По тому, что не прозвучало моих сожалений, Дмитрий Иванович понял, что я знаю не только это, но и то, как Валентин Николаевич притворялся другом передо мной и директором и как прислуживался нашим недоброжелателям. Но если Дмитрий Иванович это понял, то сам обо всем знал! Выходит, он знал, какие интриги плелись вокруг нас, и никогда ничем об этом не намекнул. Возможно, тоже пособничал… Мои мысли сбивчиво зазвенели, закружились, скомкались, засовестились — и перед его болезнью отступили. Увы, это легкое цунами времени было бесполезным — уже ничего изменить нельзя, любые разоблачения не имеют смысла.
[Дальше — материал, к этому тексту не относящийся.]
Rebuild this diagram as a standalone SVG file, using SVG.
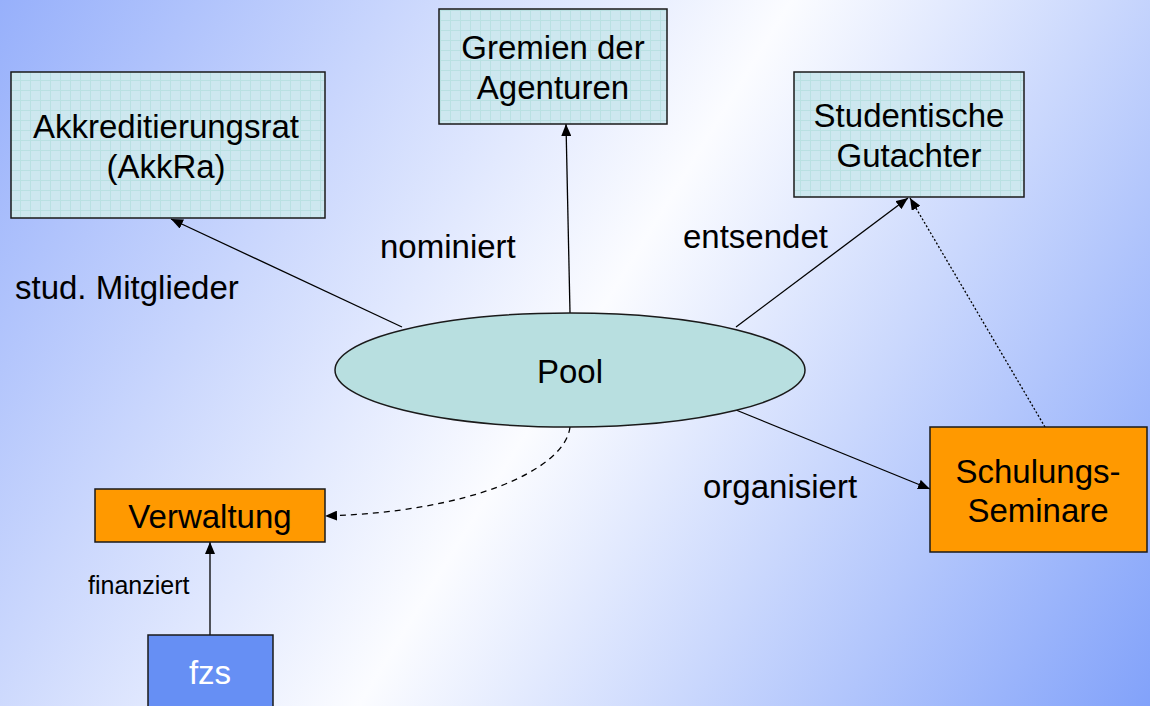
<svg xmlns="http://www.w3.org/2000/svg" width="1150" height="706" viewBox="0 0 1150 706">
<defs>
<linearGradient id="bg" x1="0" y1="0" x2="1150" y2="706" gradientUnits="userSpaceOnUse">
<stop offset="0" stop-color="#97b0fb"/>
<stop offset="0.5" stop-color="#fbfcff"/>
<stop offset="1" stop-color="#82a2fa"/>
</linearGradient>
<pattern id="grid" width="10" height="10" patternUnits="userSpaceOnUse">
<rect width="10" height="10" fill="#cde7ef"/>
<path d="M0 0.5H10M0.5 0V10" stroke="#b9e0e2" stroke-width="1"/>
</pattern>
<marker id="ah" viewBox="0 0 12 10" refX="12" refY="5" markerWidth="12" markerHeight="10" markerUnits="userSpaceOnUse" orient="auto">
<path d="M0 0L12 5L0 10Z" fill="#000"/>
</marker>
<style>
.t{font-family:"Liberation Sans",Arial,sans-serif;font-size:33px;fill:#000;text-anchor:middle}
.l{font-family:"Liberation Sans",Arial,sans-serif;font-size:33px;fill:#000}
.grid{fill:url(#grid);stroke:#1a1a1a;stroke-width:1.5}
.org{fill:#ff9900;stroke:#1a1a1a;stroke-width:1.5}
.c{fill:none;stroke:#000;stroke-width:1.3}
</style>
</defs>
<rect width="1150" height="706" fill="url(#bg)"/>
<g id="connectors">
<line class="c" x1="402" y1="327" x2="171" y2="219" marker-end="url(#ah)"/>
<line class="c" x1="570" y1="313" x2="566" y2="124" marker-end="url(#ah)"/>
<line class="c" x1="736" y1="327" x2="908" y2="198" marker-end="url(#ah)"/>
<line class="c" x1="1045" y1="427" x2="910" y2="198" stroke-dasharray="2,2" marker-end="url(#ah)"/>
<line class="c" x1="736" y1="410" x2="930" y2="489" marker-end="url(#ah)"/>
<path class="c" d="M570 427C565 470 470 512 325 516" stroke-dasharray="6,5" marker-end="url(#ah)"/>
<line class="c" x1="210" y1="635" x2="210" y2="542" marker-end="url(#ah)"/>
</g>
<g id="akkra">
<rect class="grid" x="11" y="72" width="314" height="146"/>
<text class="t" x="166" y="138">Akkreditierungsrat</text>
<text class="t" x="166" y="178">(AkkRa)</text>
</g>
<g id="gremien">
<rect class="grid" x="439" y="9" width="228" height="115"/>
<text class="t" x="553" y="59">Gremien der</text>
<text class="t" x="553" y="99">Agenturen</text>
</g>
<g id="gutachter">
<rect class="grid" x="794" y="72" width="230" height="125"/>
<text class="t" x="909" y="127">Studentische</text>
<text class="t" x="909" y="167">Gutachter</text>
</g>
<g id="pool">
<ellipse cx="570" cy="370" rx="235" ry="57" fill="#b8dfe0" stroke="#1a1a1a" stroke-width="1.5"/>
<text class="t" x="570" y="383">Pool</text>
</g>
<g id="verwaltung">
<rect class="org" x="95" y="489" width="230" height="53"/>
<text class="t" x="210" y="528">Verwaltung</text>
</g>
<g id="fzs">
<rect x="148" y="635" width="125" height="80" fill="#668ff4" stroke="#1a1a1a" stroke-width="1.5"/>
<text class="t" x="210" y="684" style="fill:#fff">fzs</text>
</g>
<g id="seminare">
<rect class="org" x="930" y="427" width="217" height="125"/>
<text class="t" x="1038" y="483">Schulungs-</text>
<text class="t" x="1038" y="522">Seminare</text>
</g>
<g id="labels">
<text class="l" x="15" y="299">stud. Mitglieder</text>
<text class="l" x="380" y="258">nominiert</text>
<text class="l" x="683" y="248">entsendet</text>
<text class="l" x="703" y="498">organisiert</text>
<text class="l" x="88" y="594" style="font-size:25px">finanziert</text>
</g>
</svg>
— Простите меня, если можете, — между тем продолжил Дмитрий Иванович.
— За что? Ну что вы…
— Вы всегда вызывали у меня уважение своей эрудицией и порядочностью, высокой нравственностью и принципиальностью, доброжелательностью к людям. Вам удавалось не лукавить, говорить правду и не наживать врагов. Это редкое качество.
— Представляю, как вам было смешно видеть, что я не разбираюсь в полиграфии и постоянно путаюсь в терминах, выступая на партсобраниях…
— Нет, не было смешно. Вы не долго путались, — успокоил он меня. — Та основательная база знаний, которой вы обладали, позволила вам быстро вникнуть в нашу специфику. Вот это меня поистине восхищало. Да что говорить — вы не только полиграфию освоили, вы стали издателем, главным редактором, писателем. Это впечатляет. Я счастлив, что был знаком с вами.
— Что вы такое говорите… — начала я.
— Не перебивайте, у меня мало времени. Так вот, я хочу сказать, что не был вашим врагом.
— За что же извиняетесь?
— За то, что не стал настоящим другом. Дети… они тогда еще были подростками, надо было ставить их на ноги. Я не имел права рисковать работой. Поймите меня и простите. Прошу вас.
— Ну что за пустяки, — наконец–то я окончательно пришла в себя. — Нашли о чем печалиться. Я сама не стала бы работать с новым директором. Кто он для меня был? Неуч и ворюга. Я же видела на книжном рынке, как он торговал там ворованными с типографии книгами. Вот за это он меня ненавидел, за это и мстил.